Member of the European Parliament
- In office January – March 1973
- Constituency: Oireachtas Delegation

Senator
- In office November 1968 – June 1973
- Constituency: Nominated by the Taoiseach

Personal details
- Born: 5 January 1932 County Cavan, Ireland
- Died: 2 March 2020 (aged 88) County Leitrim, Ireland
- Party: Fianna Fáil
- Spouse: Mary Duignan
- Children: 6
- Education: University College Galway; St Patrick's College, Maynooth;

= Farrell McElgunn =

Irish politician (1932–2020)

Farrell McElgunn (5 January 1932 – 2 March 2020) was an Irish Fianna Fáil politician and teacher.

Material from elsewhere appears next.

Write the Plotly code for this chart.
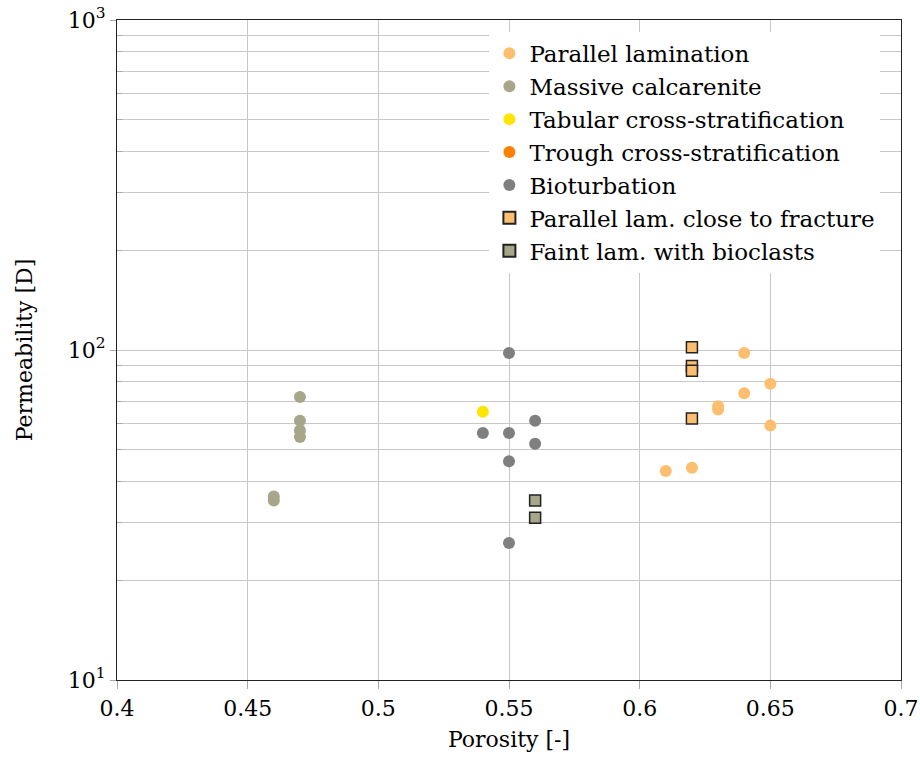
import plotly.graph_objects as go

# Data
pl_x = [0.61, 0.62, 0.63, 0.63, 0.64, 0.64, 0.65, 0.65]
pl_y = [43.0, 44.0, 67.5, 66.0, 98.0, 74.0, 79.0, 59.0]

mc_x = [0.46, 0.46, 0.47, 0.47, 0.47, 0.47]
mc_y = [36.0, 35.0, 72.0, 61.0, 57.0, 54.5]

tab_x = [0.54]
tab_y = [65.0]

tr_x = [None]
tr_y = [None]

bio_x = [0.54, 0.55, 0.55, 0.55, 0.55, 0.56, 0.56]
bio_y = [56.0, 98.0, 56.0, 46.0, 26.0, 61.0, 52.0]

plf_x = [0.62, 0.62, 0.62, 0.62]
plf_y = [102.0, 89.5, 86.5, 62.0]

flb_x = [0.56, 0.56]
flb_y = [35.0, 31.0]

x_ticks = [0.4, 0.45, 0.5, 0.55, 0.6, 0.65, 0.7]
x_labels = ["0.4", "0.45", "0.5", "0.55", "0.6", "0.65", "0.7"]
y_ticks = [10, 100, 1000]
y_labels = ["10<sup>1</sup>", "10<sup>2</sup>", "10<sup>3</sup>"]
y_minor = [20, 30, 40, 50, 60, 70, 80, 90, 200, 300, 400, 500, 600, 700, 800, 900]

FONT = "DejaVu Serif"
FS = 22

fig = go.Figure()

def circ(x, y, name, color):
    fig.add_trace(go.Scatter(x=x, y=y, mode="markers", name=name, showlegend=True,
                             marker=dict(size=12, color=color, symbol="circle", line=dict(width=0))))

def sq(x, y, name, color):
    fig.add_trace(go.Scatter(x=x, y=y, mode="markers", name=name,
                             marker=dict(size=11, color=color, symbol="square",
                                         line=dict(width=1.5, color="#222222"))))

circ(pl_x, pl_y, "Parallel lamination", "#FDBF6F")
circ(mc_x, mc_y, "Massive calcarenite", "#A8A68A")
circ(tab_x, tab_y, "Tabular cross-stratification", "#FFE500")
circ(tr_x, tr_y, "Trough cross-stratification", "#FF7F00")
circ(bio_x, bio_y, "Bioturbation", "#7F7F7F")
sq(plf_x, plf_y, "Parallel lam. close to fracture", "#FDBF6F")
sq(flb_x, flb_y, "Faint lam. with bioclasts", "#A8A68A")

fig.update_layout(
    width=920, height=758,
    margin=dict(l=117, r=19, t=20, b=78, autoexpand=False),
    paper_bgcolor="white", plot_bgcolor="white",
    font=dict(family=FONT, size=FS, color="black"),
    legend=dict(x=0.475, y=0.982, xanchor="left", yanchor="top",
                bgcolor="white", borderwidth=0, font=dict(size=23, family=FONT),
                itemsizing="constant", tracegroupgap=0, itemwidth=30),
    showlegend=True,
)

fig.update_xaxes(
    range=[0.4, 0.7], tickvals=x_ticks, ticktext=x_labels,
    showgrid=True, gridcolor="#C8C8C8", gridwidth=1,
    showline=True, linecolor="#222222", linewidth=1.3, mirror=True,
    ticks="outside", ticklen=8, tickcolor="#AAAAAA",
    zeroline=False, automargin=False,
    title=dict(text="Porosity [-]", standoff=12, font=dict(size=FS)),
    tickfont=dict(size=FS),
)
fig.update_yaxes(
    type="log", range=[1, 3], tickvals=y_ticks, ticktext=y_labels,
    showgrid=True, gridcolor="#C8C8C8", gridwidth=1,
    showline=True, linecolor="#222222", linewidth=1.3, mirror=True,
    ticks="outside", ticklen=6, tickcolor="#AAAAAA",
    minor=dict(tickvals=y_minor, showgrid=True, gridcolor="#C8C8C8", gridwidth=1,
               ticks="inside", ticklen=5, tickcolor="#AAAAAA"),
    zeroline=False, automargin=False,
    title=dict(text="Permeability [D]", standoff=28, font=dict(size=FS)),
    tickfont=dict(size=FS),
)

fig.write_html("out.html")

He completed a Bachelor of Arts in University College Galway in Irish and History, and later completed a masters of Irish in St Patrick's College, Maynooth. He was also a local historian. He taught in the Rosary High School, Presentation Brothers and Marymount College in Carrick-on-Shannon where he was vice-principal.

He was nominated by the Taoiseach to the 11th Seanad on 21 November 1968. He stood as a Fianna Fáil candidate at the 1969 general election for the Roscommon–Leitrim constituency but was unsuccessful. He was re-nominated by the Taoiseach to the 12th Seanad following the 1969 election. He served as a member of the first Irish delegation as a Member of the European Parliament from January to March 1973. He stood again at the 1973 general election for Roscommon–Leitrim but was again unsuccessful.

McElgunn died on 2 March 2020, aged 88.